Atualmente a produção da arte e a sobrevivência material do artista continuam a ser dilemas para a reflexão da sociedade atual, que ampliou de modo significativo as formas de patrocínio que permitam a dedicação exclusiva para a arte, mas ainda não se garante esta condição a todos, seja em termos de patrocínio governamental (bolsas de estudos, prêmios, isenções fiscais), seja no complexo mercado das artes, onde os critérios de valor aplicados sobre o trabalho de um artista são muitas vezes questionáveis, especialmente por questões subjetivas de galeristas e marchands (negociador de obras de arte), que nem sempre são acompanhadas por valores éticos.
Se o ócio permitiu a elaboração de conhecimento em diferentes áreas, além da própria produção das artes, porque temos que lidar ainda hoje com precárias verbas para os segmentos culturais?

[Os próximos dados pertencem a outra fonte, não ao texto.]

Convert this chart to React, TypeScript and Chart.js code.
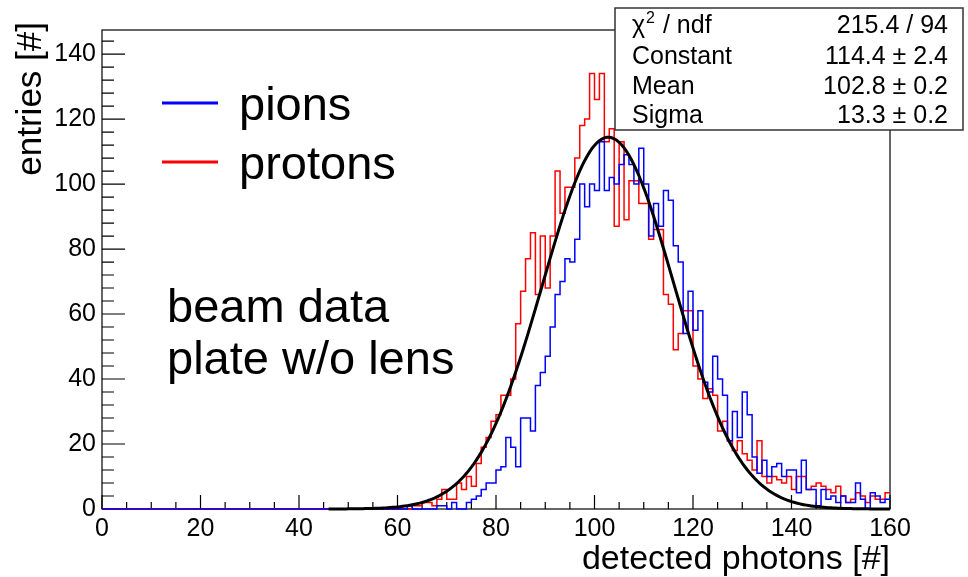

Uma questão de difícil resposta que poderia ter como esboço inicial a citação de Sigmund Freud (1856-1939), pois entre seus estudos condicionou de uma maneira muita clara que “o conhecimento traz o poder” e esta frase pode ser levada para as mais diferentes esferas, do homem em relação a si próprio, aos seus semelhantes ou ao mundo de um modo geral.
Hoje, o acesso ao conhecimento está muito mais dinâmico e facilitado, mas a relação com o conhecimento ainda tem características dos tempos remotos: o tempo para estudar continua sendo precioso, mesmo que existam cursos noturnos em escolas e universidades para atender quem trabalha ou ainda, bolsas que permitam o financiamento dos estudos, não há como deixar de dedicar uma parcela de tempo para o desenvolvimento da formação do cidadão, que vem buscando cada vez mais condições para ter uma melhorá-la e assim gozar de uma vida mais estável e mais justa.
(*) Os dois documentos se encontram em VEYNE, Paul (org.). História da vida privada: do Império Romano ao ano mil, v. I. São Paulo: Companhia das Letras, 2007, 19ªedição.